- Notable work: India Uncut
- Awards: Bastiat Prize for Journalism (2007, 2015)

= Amit Varma (writer) =

Indian writer and podcaster

Amit Varma is a writer and podcaster based in Mumbai.

In 2008, his first novel My friend, Sancho was nominated to the longlist for the Man Asian Literary Prize 2008. In April 2009, he was named by BusinessWeek magazine in its India's 50 Most Powerful People 2009 list, for his blog India Uncut.

== Career ==
Amit Varma has worked in advertising, television and journalism, and has written for publications like The Guardian, The Wall Street Journal and Wisden Cricketers' Almanack.
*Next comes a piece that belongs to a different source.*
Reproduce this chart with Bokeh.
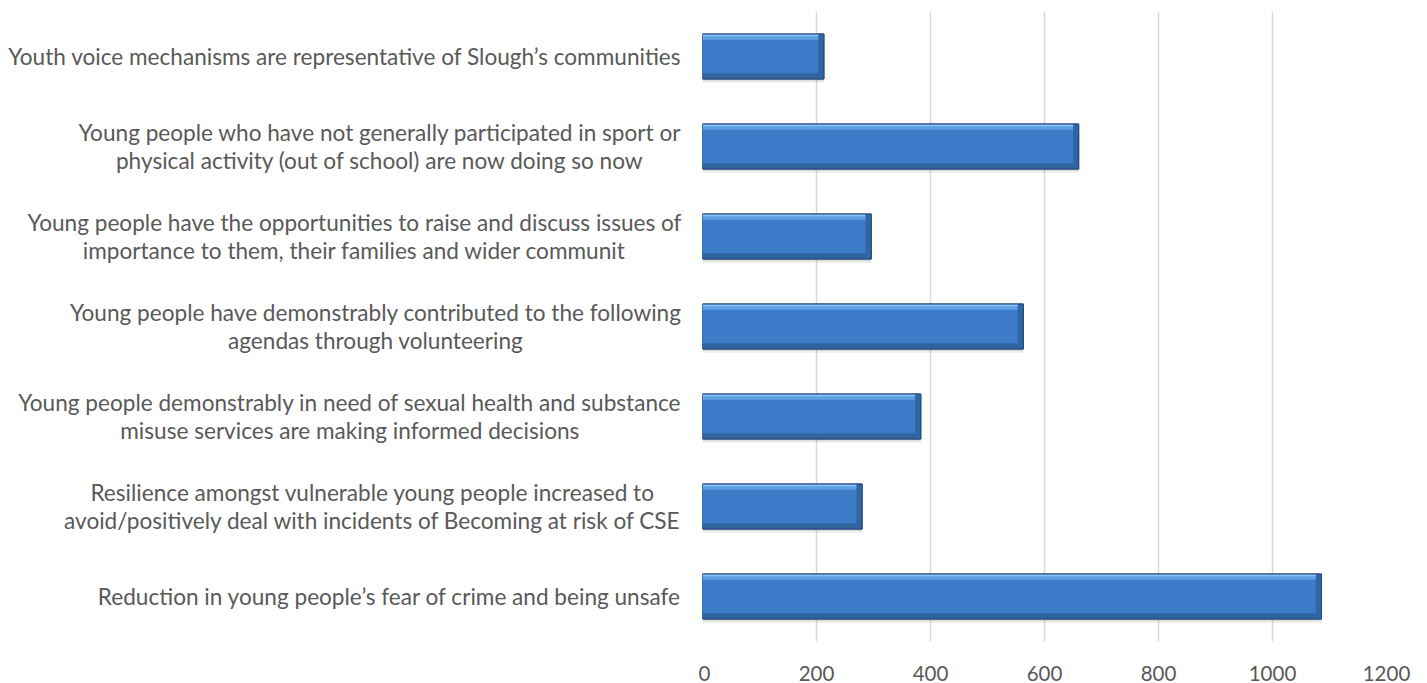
from bokeh.plotting import figure
from bokeh.models import FactorRange, Range1d, ColumnDataSource, FixedTicker
from bokeh.layouts import row
from bokeh.transform import dodge
from bokeh.core.properties import value
from bokeh.embed import file_html
from bokeh.resources import INLINE

# categories, top to bottom as shown
categories = [
    "Youth voice mechanisms are representative of Slough\u2019s communities",
    "Young people who have not generally participated in sport or\nphysical activity (out of school) are now doing so now",
    "Young people have the opportunities to raise and discuss issues of\nimportance to them, their families and wider communit",
    "Young people have demonstrably contributed to the following\nagendas through volunteering",
    "Young people demonstrably in need of sexual health and substance\nmisuse services are making informed decisions",
    "Resilience amongst vulnerable young people increased to\navoid/positively deal with incidents of Becoming at risk of CSE",
    "Reduction in young people\u2019s fear of crime and being unsafe",
]
values = [213, 660, 296, 563, 383, 280, 1086]
x_ticks = [0, 200, 400, 600, 800, 1000, 1200]

bevel_units = 10  # width of the darker right-end bevel, in data units
src = ColumnDataSource(dict(cat=categories, val=values,
                            bevel=[v - bevel_units for v in values]))
yr = FactorRange(factors=categories[::-1], range_padding=0)

H = 683
TEXT = "#595959"
FONT = "Lato"

left = figure(width=698, height=H, x_range=Range1d(0, 1), y_range=yr,
              x_axis_location=None, y_axis_location=None,
              output_backend="svg", toolbar_location=None,
              min_border_left=0, min_border_right=0, min_border_top=11, min_border_bottom=42)
left.grid.visible = False
left.outline_line_color = None
left.text(x=1, y="cat", text="cat", source=src, x_offset=-17,
          text_align="center", text_baseline="middle", anchor=value("center_right"),
          text_font=value(FONT), text_font_size="22.6px", text_color=TEXT,
          text_line_height=1.07)

p = figure(width=718, height=H, x_range=Range1d(0, 1200), y_range=yr,
           y_axis_location=None, output_backend="svg", toolbar_location=None,
           min_border_left=4, min_border_right=30, min_border_top=11, min_border_bottom=42)
p.outline_line_color = None
p.ygrid.visible = False
p.xgrid.ticker = FixedTicker(ticks=x_ticks)
p.xgrid.grid_line_color = "#d9d9d9"
p.xgrid.grid_line_width = 1.5
p.xaxis.ticker = FixedTicker(ticks=x_ticks)
p.xaxis.axis_line_color = None
p.xaxis.major_tick_line_color = None
p.xaxis.minor_tick_line_color = None
p.xaxis.major_label_standoff = 18
p.xaxis.major_label_text_font = FONT
p.xaxis.major_label_text_font_size = "20.5px"
p.xaxis.major_label_text_color = TEXT

# soft shadow
p.hbar(y=dodge("cat", -0.045, range=yr), left=0, right="val", height=0.5, source=src,
       fill_color="#000000", fill_alpha=0.06, line_color=None)
p.hbar(y=dodge("cat", -0.025, range=yr), left=0, right="val", height=0.5, source=src,
       fill_color="#000000", fill_alpha=0.09, line_color=None)
# base bar
p.hbar(y="cat", left=0, right="val", height=0.5, source=src,
       fill_color="#3c7cc9", line_color="#22497a", line_width=1)
# top bevel highlight
p.hbar(y=dodge("cat", 0.215, range=yr), left=0, right="val", height=0.06, source=src,
       fill_color="#5e9fe4", line_color=None)
p.hbar(y=dodge("cat", 0.237, range=yr), left=0, right="val", height=0.022, source=src,
       fill_color="#88c5f8", line_color=None)
# bottom bevel shade
p.hbar(y=dodge("cat", -0.215, range=yr), left=0, right="val", height=0.06, source=src,
       fill_color="#30649f", line_color=None)
# right-end bevel
p.hbar(y="cat", left="bevel", right="val", height=0.5, source=src,
       fill_color="#2f66a6", line_color=None)
# outline
p.hbar(y="cat", left=0, right="val", height=0.5, source=src,
       fill_color=None, line_color="#22497a", line_width=1)

layout = row(left, p)
open("out.html", "w").write(file_html(layout, INLINE))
He was a Managing Editor of Cricinfo India. The editor of Pragati, an online magazine, Amit Varma also hosts a podcast, The Seen and the Unseen, on public policy, economics and behavioural science. He also cohosts another weekly podcast, Everything is Everything, with Ajay Shah that follows a more relaxed format and focuses on a wide range of topics which are considered to be contemporary.

== Awards ==
In October 2007, Varma won the 2007 Bastiat Prize for Journalism, which aims to honor writers "whose work cleverly and wittily promotes the institutions of the free society". He won the prize again in 2015.